To de Luca you go to hear phrases such as Rigoletto's ''Miei signori, perdono, pietate... Ah, vegliardo la figlia ridate'' and then ''Piangi, fanciulla, e scorrere fa il pianto sul mio cor'' sung with perfect evenness and ideal beauty of tone, the emotion felt as an implicit presence requiring no reinforcement by accentuation, quiver, gulp or sob. If one imagines Pertile singing those phrases (in his style of those years) it would be a very different tale: 'perdono' would have its aspirate, 'pietate' in all likelihood would have four aspirates and be introduced by some external show of emotion, the emphasis being redoubled in the second phrase. Perhaps it is not fair to put these things (so to speak) into his mouth, but you have only to hear what he does with the cantabile of ''M'appari tutt' amor'' from Martha to see the point. In such music his vocal line is like a tube with multiple perforations, a windy exhalation or frothy overflow emerging at each.
He had not always been like this, and that is why it is such a pity that the first two discs in his name (I reviewed the first volume in 9/90) should have drawn exclusively on the records of that period. Yet even here you cannot go for long without knowing that this was a man touched by greatness.
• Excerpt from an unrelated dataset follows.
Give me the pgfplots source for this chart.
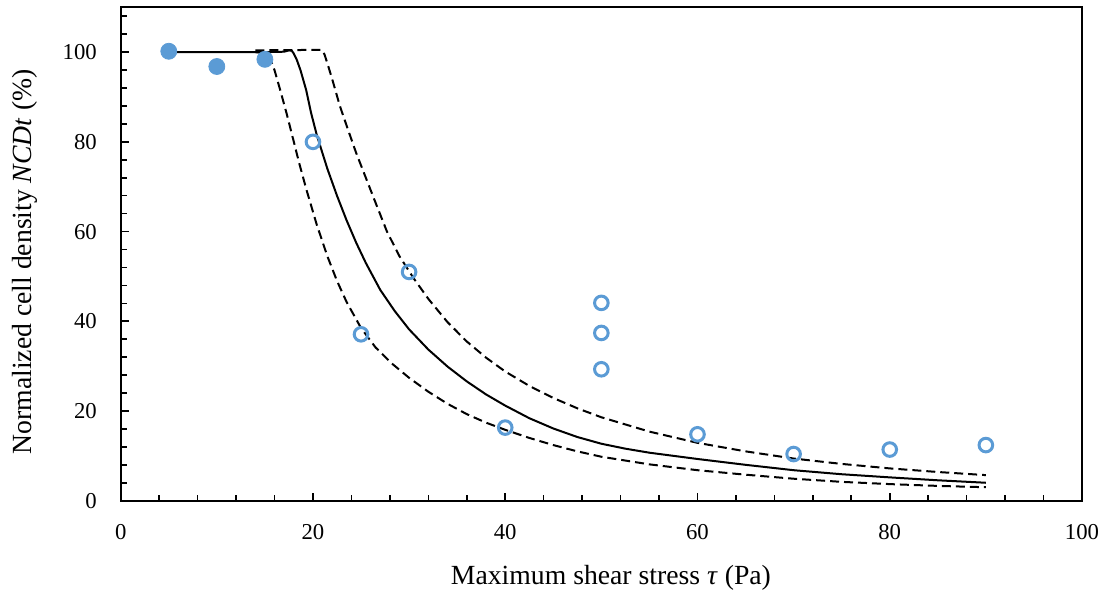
\documentclass[border=0pt]{standalone}
\usepackage{fontspec}
\setmainfont{Liberation Serif}
\usepackage{pgfplots}
\pgfplotsset{compat=1.18}
\definecolor{ptblue}{HTML}{5B9BD5}

\begin{document}
\fontsize{11.4}{13}\selectfont
\begin{tikzpicture}
\useasboundingbox (-60.35bp,-47.15bp) rectangle (493.15bp,250.35bp);
\begin{axis}[
  at={(0,0)}, anchor=south west, scale only axis,
  width=480.65bp, height=246.7bp,
  xmin=0, xmax=100, ymin=0, ymax=110,
  xtick={0,20,...,100}, ytick={0,20,...,100},
  minor xtick={4,8,...,96}, minor ytick={4,8,...,108},
  tick align=inside, xtick pos=bottom, ytick pos=left,
  major tick length=4bp, minor tick length=3bp,
  every tick/.style={black, line width=0.8bp},
  axis line style={black, line width=1bp},
  tick label style={font=\fontsize{11.4}{13}\selectfont},
  /pgf/number format/assume math mode=true,
  xticklabel style={yshift=-8bp},
  yticklabel style={xshift=-8bp},
  label style={font=\fontsize{13.9}{16}\selectfont},
  xlabel={Maximum shear stress \textit{τ} (Pa)},
  ylabel={Normalized cell density \textit{NCDt} (\%)},
  xlabel style={at={(axis description cs:0.51,-0.1567)}, anchor=center},
  ylabel style={at={(axis description cs:-0.0996,0.4838)}, anchor=center},
]
% fitted curve
\addplot[black, line width=1bp] coordinates {
  (5,100) (10,100) (15,100) (17,100.1) (17.5,100.4) (17.8,100.3) (18.0,99.7)
  (18.3,98.4) (18.7,96) (19.3,91.5) (19.8,86.5) (20.4,81.5) (21.5,74)
  (22.5,68) (23.5,62.5) (24.5,57.5) (25.5,53) (27,47) (28.5,42.3) (30,38.2)
  (32,33.7) (34,29.9) (36,26.6) (38,23.7) (40,21.2) (42.5,18.4) (45,16.1)
  (47.5,14.2) (50,12.7) (52.5,11.6) (55,10.7) (60,9.3) (65,8.0) (70,6.8)
  (75,5.9) (80,5.2) (85,4.55) (90,4.0)
};
% upper bound
\addplot[black, line width=1bp, dash pattern=on 4.5bp off 2.5bp] coordinates {
  (14,100.4) (20,100.5) (20.9,100.5) (21.2,99.5) (21.5,97.5) (22,94)
  (22.8,88) (23.6,83) (24.5,77.5) (25.5,72) (26.5,66.5) (27.7,60) (29,54.5)
  (30.5,49.5) (32,45) (34,39.8) (36,35.5) (38,31.9) (40,28.8) (42.5,25.6)
  (45,22.9) (47.5,20.6) (50,18.6) (55,15.4) (60,12.9) (65,11.0) (70,9.4)
  (75,8.2) (80,7.2) (85,6.4) (90,5.7)
};
% lower bound
\addplot[black, line width=1bp, dash pattern=on 4.5bp off 2.5bp] coordinates {
  (14,100) (15,99.8) (15.5,98.8) (16,96) (16.6,91.5) (17.3,86) (17.95,80.5)
  (18.6,75) (19.3,69.5) (20.4,61.5) (21.5,54.5) (22.5,49) (23.5,44.3)
  (25,38.5) (26.5,34.2) (28.2,30.6) (30,27.4) (32,24.3) (34,21.6) (36,19.3)
  (38,17.4) (40,15.8) (42.5,14.0) (45,12.4) (47.5,11.0) (50,9.8) (55,8.1)
  (60,6.8) (65,5.8) (70,4.9) (75,4.2) (80,3.7) (85,3.3) (90,3.0)
};
% surviving
\addplot[only marks, mark=*, mark size=4bp, mark options={draw=ptblue, fill=ptblue}] coordinates {
  (5,100.2) (10,96.8) (15,98.4)
};
% detached
\addplot[only marks, mark=o, mark size=3.4bp, mark options={draw=ptblue, line width=1.5bp}] coordinates {
  (20,80) (25,37.1) (30,51) (40,16.3) (50,44.1) (50,37.4) (50,29.3)
  (60,14.8) (70,10.4) (80,11.4) (90,12.4)
};
\end{axis}
\end{tikzpicture}
\end{document}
The Lohengrin records are like a prayer answered, his Farewell to the swan a sublime piece of singing, and everything done with the genuine glory of Italian song that falls like a blessing on this music. Chenier's Improvviso has a poet's vision even if it is sometimes expressed in the raucous tone of the demagogue, while in the final duet some moments are exquisite. Always with Pertile, even at his worst, there is likely to come a moment of breathtaking imaginativeness.
That is not so with de Luca. Here the listener's breath may indeed be held, but it will be over a matter of pure singing: the fine rounding off of the verse in ''Di Provenza'', or the way in which solos that could easily be treated in the rough verismo style (the ''Pescator'' song in La Gioconda is one such instance) become an exemplary demonstration of energy contained within the singing line.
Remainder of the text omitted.